Inhale, 1, 2.
Exhale, 1,2.
Inhale1, 2 a-a-a-n-n-n-nd exhale1, 2.
Enough of this nonsense. The Baroness is so beside herself with glee, she cannot possibly begin to calm down. To quote Countess Scarlett , I'm licking the walls (gee, I hope I used this term in the appropriate context...). Why is this so, Baroness? Forget about pulling up the cozy chair this time. Don't bother even getting comfortable. This can't possibly wait for you to do all that. I'm just going to blurt it out - I'm going to Savannah, y'all!
Yes, (yup?) - plans have been finalized, reservations made, cholesterol-related drugs ordered. It's now official. The Baroness and her faithful companion Countess Vi are off to stalk us some Paula Deen. And Bobby Dean. And Jamie Dean. Maybe even her dog (as I write this, I realize that perhaps it may not be prudent to be putting this in writing - it can only end up serving as evidence. Oh well, fiddle dee dee. I look stunning in orange - brings out my aqua eyes).
I am sure that at this point, some of you may have questions. Why Savannah, Baroness? Why Paula Deen, Baroness? Why now, Baroness? And why, oh, why do you continue to speak in the third person? I will now attempt to illuminate you, to draw you in to the weird and whack-a-doodle von Bloggenschtern world...

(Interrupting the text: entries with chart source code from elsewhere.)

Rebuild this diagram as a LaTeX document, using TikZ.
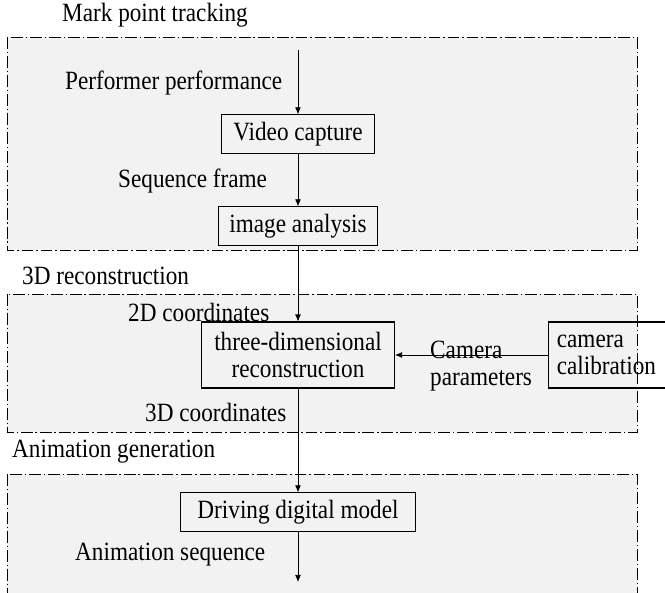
\documentclass[tikz,border=0pt]{standalone}
\usepackage{fontspec}
\setmainfont[FakeStretch=0.88]{Liberation Serif}
\usetikzlibrary{positioning, arrows.meta}
\definecolor{panelgray}{RGB}{242,242,242}

\begin{document}
\begin{tikzpicture}[
    x=0.03cm, y=-0.03cm,
    font=\fontsize{22.5}{23}\selectfont,
    panel/.style={draw, fill=panelgray, line width=0.6pt, dash pattern=on 10pt off 2.5pt on 1.2pt off 2.5pt},
    stage/.style={draw, rectangle, line width=0.9pt, minimum height=1.15cm, inner xsep=0.25cm, align=center},
    lbl/.style={anchor=west, inner sep=0pt},
    arr/.style={-{Latex[length=6pt, width=5pt]}, line width=0.6pt}
]
    \clip (0,0) rectangle (665,593);
    \fill[white] (0,0) rectangle (665,593);

    % group panels
    \draw[panel] (7,37) rectangle (637,250);
    \draw[panel] (7,294) rectangle (637,432);
    \draw[panel] (7,474) rectangle (637,620);

    \node[lbl] (t1) at (62,15) {Mark point tracking};
    \node[lbl] (t2) at (22,276) {3D reconstruction};
    \node[lbl] (t3) at (12,452) {Animation generation};

    % processing steps
    \coordinate (src) at (298,50);
    \node[stage, minimum width=4.6cm] (video) at (298,134) {Video capture};
    \node[stage, minimum width=4.77cm] (ana) at (298,226) {image analysis};
    \node[stage, minimum width=5.79cm, minimum height=1.98cm] (recon) at (298,355) {three-dimensional\\reconstruction};
    \node[stage, text width=3.6cm, align=left, anchor=west, minimum height=1.98cm] (calib) at (548,355) {camera\\calibration};
    \node[stage, minimum width=7.05cm] (drive) at (298,512) {Driving digital model};
    \coordinate (sink) at (298,582);

    % data labels
    \node[lbl] (perf) at (65,83) {Performer performance};
    \node[lbl] (seq) at (118,181) {Sequence frame};
    \node[lbl] (c2d) at (128,312) {2D coordinates};
    \node[lbl, align=left] (cam) at (430,366) {Camera\\parameters};
    \node[lbl] (c3d) at (145,412) {3D coordinates};
    \node[lbl] (aseq) at (75,555) {Animation sequence};

    \draw[arr] (src) -- (video);
    \draw[arr] (video) -- (ana);
    \draw[arr] (ana) -- (recon);
    \draw[arr] (calib) -- (recon);
    \draw[arr] (recon) -- (drive);
    \draw[arr] (drive) -- (sink);
\end{tikzpicture}
\end{document}
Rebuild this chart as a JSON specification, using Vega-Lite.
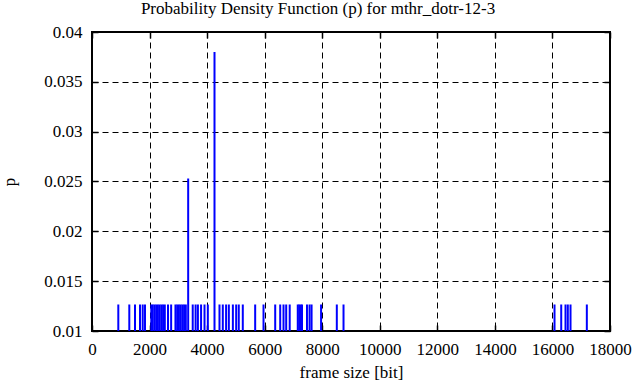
{
  "$schema": "https://vega.github.io/schema/vega-lite/v6.json",
  "width": 518,
  "height": 299,
  "autosize": "none",
  "padding": {"left": 92, "top": 32, "right": 26, "bottom": 56},
  "background": "white",
  "config": {
    "font": "Liberation Serif, Times New Roman, serif",
    "view": {"stroke": "black", "strokeWidth": 2},
    "style": {"guide-label": {"font": "Liberation Serif, Times New Roman, serif"}, "guide-title": {"font": "Liberation Serif, Times New Roman, serif"}},
    "axis": {"domain": false, "grid": true, "gridColor": "black", "gridDash": [6, 4], "gridOpacity": 1, "gridWidth": 1,
      "tickColor": "black", "tickSize": -6, "tickWidth": 1.5, "labelColor": "black", "labelFontSize": 17, "labelFont": "Liberation Serif, Times New Roman, serif",
      "titleFont": "Liberation Serif, Times New Roman, serif", "titleFontSize": 17, "titleFontWeight": "normal", "titleColor": "black"}
  },
  "title": {"text": "Probability Density Function (p) for mthr_dotr-12-3", "font": "Liberation Serif, Times New Roman, serif", "fontSize": 17, "fontWeight": "normal", "color": "black", "offset": 5, "dx": -33},
  "data": {"values": [
    {"size": 914, "p": 0.01266}, {"size": 1296, "p": 0.01266}, {"size": 1494, "p": 0.01266}, {"size": 1668, "p": 0.01266},
    {"size": 1762, "p": 0.01266}, {"size": 1842, "p": 0.01266}, {"size": 2060, "p": 0.01266}, {"size": 2110, "p": 0.01266},
    {"size": 2170, "p": 0.01266}, {"size": 2230, "p": 0.01266}, {"size": 2290, "p": 0.01266}, {"size": 2350, "p": 0.01266},
    {"size": 2410, "p": 0.01266}, {"size": 2470, "p": 0.01266}, {"size": 2530, "p": 0.01266}, {"size": 2640, "p": 0.01266},
    {"size": 2750, "p": 0.01266}, {"size": 2900, "p": 0.01266}, {"size": 2960, "p": 0.01266}, {"size": 3020, "p": 0.01266},
    {"size": 3080, "p": 0.01266}, {"size": 3140, "p": 0.01266}, {"size": 3200, "p": 0.01266}, {"size": 3260, "p": 0.01266},
    {"size": 3342, "p": 0.0253}, {"size": 3500, "p": 0.01266}, {"size": 3600, "p": 0.01266}, {"size": 3680, "p": 0.01266},
    {"size": 3790, "p": 0.01266}, {"size": 3910, "p": 0.01266}, {"size": 4025, "p": 0.01266}, {"size": 4257, "p": 0.038},
    {"size": 4430, "p": 0.01266}, {"size": 4545, "p": 0.01266}, {"size": 4660, "p": 0.01266}, {"size": 4755, "p": 0.01266},
    {"size": 4895, "p": 0.01266}, {"size": 5010, "p": 0.01266}, {"size": 5100, "p": 0.01266}, {"size": 5240, "p": 0.01266},
    {"size": 5670, "p": 0.01266}, {"size": 5960, "p": 0.01266}, {"size": 6366, "p": 0.01266}, {"size": 6540, "p": 0.01266},
    {"size": 6655, "p": 0.01266}, {"size": 6748, "p": 0.01266}, {"size": 6870, "p": 0.01266}, {"size": 7150, "p": 0.01266},
    {"size": 7200, "p": 0.01266}, {"size": 7250, "p": 0.01266}, {"size": 7297, "p": 0.01266}, {"size": 7470, "p": 0.01266},
    {"size": 7560, "p": 0.01266}, {"size": 7630, "p": 0.01266}, {"size": 7960, "p": 0.01266}, {"size": 8507, "p": 0.01266},
    {"size": 8740, "p": 0.01266}, {"size": 16072, "p": 0.01266}, {"size": 16305, "p": 0.01266}, {"size": 16454, "p": 0.01266},
    {"size": 16534, "p": 0.01266}, {"size": 16628, "p": 0.01266}, {"size": 17195, "p": 0.01266}
  ]},
  "layer": [
    {
      "mark": {"type": "rule", "color": "#0000ff", "strokeWidth": 2},
      "encoding": {
        "x": {"field": "size", "type": "quantitative", "scale": {"domain": [0, 18000], "nice": false},
          "axis": {"title": "frame size [bit]", "values": [0, 2000, 4000, 6000, 8000, 10000, 12000, 14000, 16000, 18000], "format": "d", "labelPadding": 16, "titlePadding": 7, "labelFlush": false,
            "labelFont": "Liberation Serif, Times New Roman, serif", "labelFontSize": 17, "titleFont": "Liberation Serif, Times New Roman, serif"}},
        "y": {"field": "p", "type": "quantitative", "scale": {"domain": [0.01, 0.04], "nice": false, "zero": false},
          "axis": {"title": "p", "values": [0.01, 0.015, 0.02, 0.025, 0.03, 0.035, 0.04], "format": "~g", "labelPadding": 16, "titlePadding": 25, "labelFlush": false,
            "labelFont": "Liberation Serif, Times New Roman, serif", "labelFontSize": 17, "titleFont": "Liberation Serif, Times New Roman, serif"}},
        "y2": {"datum": 0.01}
      }
    },
    {
      "mark": {"type": "rule", "opacity": 0},
      "encoding": {
        "x": {"field": "size", "type": "quantitative", "axis": {"orient": "top", "title": null, "labels": false, "grid": false, "values": [0, 2000, 4000, 6000, 8000, 10000, 12000, 14000, 16000, 18000]}},
        "y": {"field": "p", "type": "quantitative", "axis": {"orient": "right", "title": null, "labels": false, "grid": false, "values": [0.01, 0.015, 0.02, 0.025, 0.03, 0.035, 0.04]}}
      }
    }
  ],
  "resolve": {"axis": {"x": "independent", "y": "independent"}}
}
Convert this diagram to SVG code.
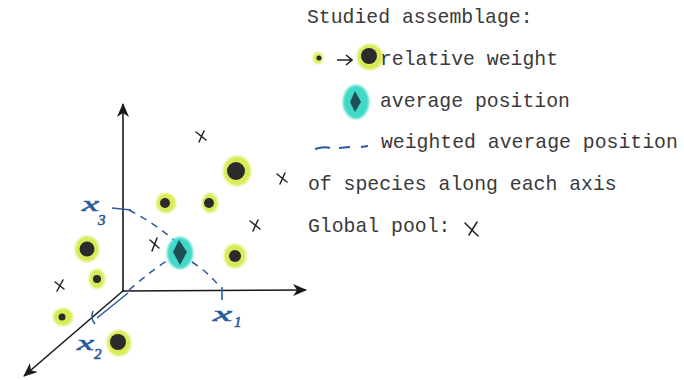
<svg xmlns="http://www.w3.org/2000/svg" width="684" height="380" viewBox="0 0 684 380">
<style>
.t{font-family:"Liberation Mono","Courier New",monospace;font-size:19.8px;fill:#3a3a3a}
.lab{font-family:"Liberation Serif","Times New Roman",serif;font-style:italic;fill:#2a5b9c;stroke:#2a5b9c;stroke-width:0.6}
.axis{stroke:#1a1a1a;stroke-width:1.6;fill:none}
.blue{stroke:#2a5b9c;stroke-width:1.6;fill:none}
.dash{stroke:#2a5b9c;stroke-width:1.5;fill:none;stroke-dasharray:7 6}
.glow{fill:#d8eb55}
.core{fill:#2b2b2b}
.teal{fill:#3fd9c8}
.cross{stroke:#222;stroke-width:1.5;fill:none;stroke-linecap:round}
</style>
<defs>
<marker id="ah" markerWidth="14" markerHeight="12" refX="13" refY="6" orient="auto" markerUnits="userSpaceOnUse">
<path d="M0,0 L14,6 L0,12 L4,6 z" fill="#1a1a1a"/>
</marker>
<filter id="soft" x="-30%" y="-30%" width="160%" height="160%"><feGaussianBlur stdDeviation="0.8"/></filter>
</defs>
<rect width="684" height="380" fill="#ffffff"/>

<g id="connectors">
<line class="axis" x1="123" y1="292" x2="123" y2="104" marker-end="url(#ah)"/>
<line class="axis" x1="122" y1="291" x2="306" y2="290" marker-end="url(#ah)"/>
<line class="axis" x1="124" y1="290" x2="24" y2="376" marker-end="url(#ah)"/>
<path class="blue" d="M97,318 L128,293"/>
<path class="blue" d="M112,208 L131,210"/>
<path class="blue" d="M222,287 L222,300"/>
<path class="blue" d="M93,311 Q90,318 95,324"/>
<path class="dash" d="M129,210 Q158,225 178,244"/>
<path class="dash" d="M192,262 Q208,272 220,287"/>
<path class="dash" d="M129,290 Q152,270 174,256"/>
</g>

<g id="label-x3"><text class="lab" x="82" y="211" font-size="22" textLength="17" lengthAdjust="spacingAndGlyphs">x</text><text class="lab" x="98" y="225" font-size="15">3</text></g>
<g id="label-x1"><text class="lab" x="213" y="321" font-size="22" textLength="19" lengthAdjust="spacingAndGlyphs">x</text><text class="lab" x="234" y="327" font-size="15">1</text></g>
<g id="label-x2"><text class="lab" x="77" y="350" font-size="22" textLength="17" lengthAdjust="spacingAndGlyphs">x</text><text class="lab" x="94" y="359" font-size="15">2</text></g>

<g id="species-1"><ellipse class="glow" cx="237" cy="171" rx="14" ry="15" filter="url(#soft)"/><circle class="core" cx="236" cy="171" r="9"/></g>
<g id="species-2"><ellipse class="glow" cx="166" cy="203" rx="10" ry="10" filter="url(#soft)"/><circle class="core" cx="165" cy="203" r="5"/></g>
<g id="species-3"><ellipse class="glow" cx="210" cy="203" rx="8" ry="10" filter="url(#soft)"/><circle class="core" cx="209" cy="203" r="5"/></g>
<g id="species-4"><ellipse class="glow" cx="235" cy="256" rx="11" ry="12" filter="url(#soft)"/><circle class="core" cx="235" cy="256" r="6"/></g>
<g id="species-5"><ellipse class="glow" cx="87" cy="249" rx="12" ry="13" filter="url(#soft)"/><circle class="core" cx="87" cy="249" r="7.5"/></g>
<g id="species-6"><ellipse class="glow" cx="97" cy="279" rx="8" ry="10" filter="url(#soft)"/><circle class="core" cx="97" cy="279" r="4"/></g>
<g id="species-7"><ellipse class="glow" cx="63" cy="317" rx="10" ry="9" filter="url(#soft)"/><circle class="core" cx="62" cy="317" r="3.5"/></g>
<g id="species-8"><ellipse class="glow" cx="119" cy="343" rx="12" ry="13" filter="url(#soft)"/><circle class="core" cx="118" cy="342" r="8"/></g>

<g id="centroid"><ellipse class="teal" cx="180" cy="253" rx="13" ry="16" filter="url(#soft)"/><path d="M179,240 L187,252 L180,265 L173,252 z" fill="#1f4f55"/></g>

<g id="pool">
<path class="cross" d="M196,132 L206,140 M204,131 L199,142"/>
<path class="cross" d="M277,174 L287,182 M285,173 L280,184"/>
<path class="cross" d="M250,221 L260,229 M258,220 L253,231"/>
<path class="cross" d="M150,240 L159,248 M157,238 L152,251"/>
<path class="cross" d="M55,282 L64,289 M63,280 L57,291"/>
</g>

<g id="legend">
<text class="t" x="307" y="23">Studied assemblage:</text>
<ellipse class="glow" cx="318" cy="58" rx="5" ry="6" filter="url(#soft)"/><circle class="core" cx="319" cy="58" r="2.5"/>
<path d="M337,60 L352,60 M346,55 L352,60 L346,65" stroke="#222" stroke-width="1.6" fill="none"/>
<ellipse class="glow" cx="370" cy="57" rx="13" ry="13" filter="url(#soft)"/><circle class="core" cx="369" cy="56" r="8"/>
<text class="t" x="380" y="65">relative weight</text>
<ellipse class="teal" cx="356" cy="102" rx="13" ry="17" filter="url(#soft)"/><path d="M355,91 L361,102 L355,112 L350,102 z" fill="#1f4f55"/>
<text class="t" x="380" y="107">average position</text>
<path d="M315,149 Q324,146 330,148 M339,148 L350,147 M361,147 L368,146" stroke="#2a5b9c" stroke-width="2" fill="none"/>
<text class="t" x="381" y="148">weighted average position</text>
<text class="t" x="308" y="190">of species along each axis</text>
<text class="t" x="308" y="232">Global pool:</text>
<path class="cross" d="M465,223 L478,236 M477,222 L469,235"/>
</g>
</svg>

1. Why Savannah? Well, when B vonB and Countess V were planning this girly getaway, Countess V (who lives in the glacial midwest) insisted that it be somewhere warm. My only criteria was that it be in the U.S., and that wherever we went, they had accents. Voila! Georgia. On my mind. It seems perfectly logical to moi. Those of you who know the Baroness know that my logic defies description, and, well - logic. In this universe, anyways. So let me be.
2. Why Paula Deen? Let me count the ways. Her laugh, her spirit, her corn-pone accent (which the Baron insists is put on. Heathen.), her ability to turn everyday boxes of pudding into the sublime.
I have been a Paula fan from a long way back, since her early Food Channel days, when I saw her shredding a big ol' baked chicken into wee tiny shreds of heaven with her ring-laden, long-nailed bare hands. I was transfixed. Perhaps appalled. But definitely transfixed. This was clearly a woman who meant binn-iss. Plus, she bears a striking resemblance to one of my favorite relatives, Great Aunt Lexa. Who, by the way, also knew her way around a box of jello. Such an artisan. And a prairie fashion plate to boot. That woman could work a housecoat like no one else. Oh, Lexa...
I digress. I did not premeditate this trip with the agenda of lurking after the Lady and Sons (this may also be used as evidence, and overrules the stalking confession earlier). Like so many other things Southern, it is merely the gravy on top. In fact, I am fully aware of the fact that Ms. Deen and/or her hunk o' hunk o' burning sons may not be there. But their aura will be. Plus some kick-heart (as opposed to kick-ass) food. And some sort of memorabilia.
3. Why now? Well, why not? Countess Vi and I have plans to visit the birthplace of Dean Martin - Steubenville, Ohio - but it's not the right time of year. Hey! Don't think I don't hear you out there thinking to yourself - is there a right time of year to visit Steubenville? Yes. Yes there is. I think* that Ohio might be far more delightful in the fall. Plus, I'm in need of some inspiration to fill the creative well. Surely people with accents will be kitschy. (I did see Midnight in the Garden of Good and Evil- it should be like that, non? That Lady Chablis really kicked it. )
*see explanation of Baroness logic, article 1.
4. The third person thing? The Baroness finds this very amusing. And she is the self-appointed royalty in her own life*.
*Again, see logic, article1.
So, dear readers, The Baroness awaits your response. Suggested places to go? Things to eat? Accents to hear? Tell me everything, y'all.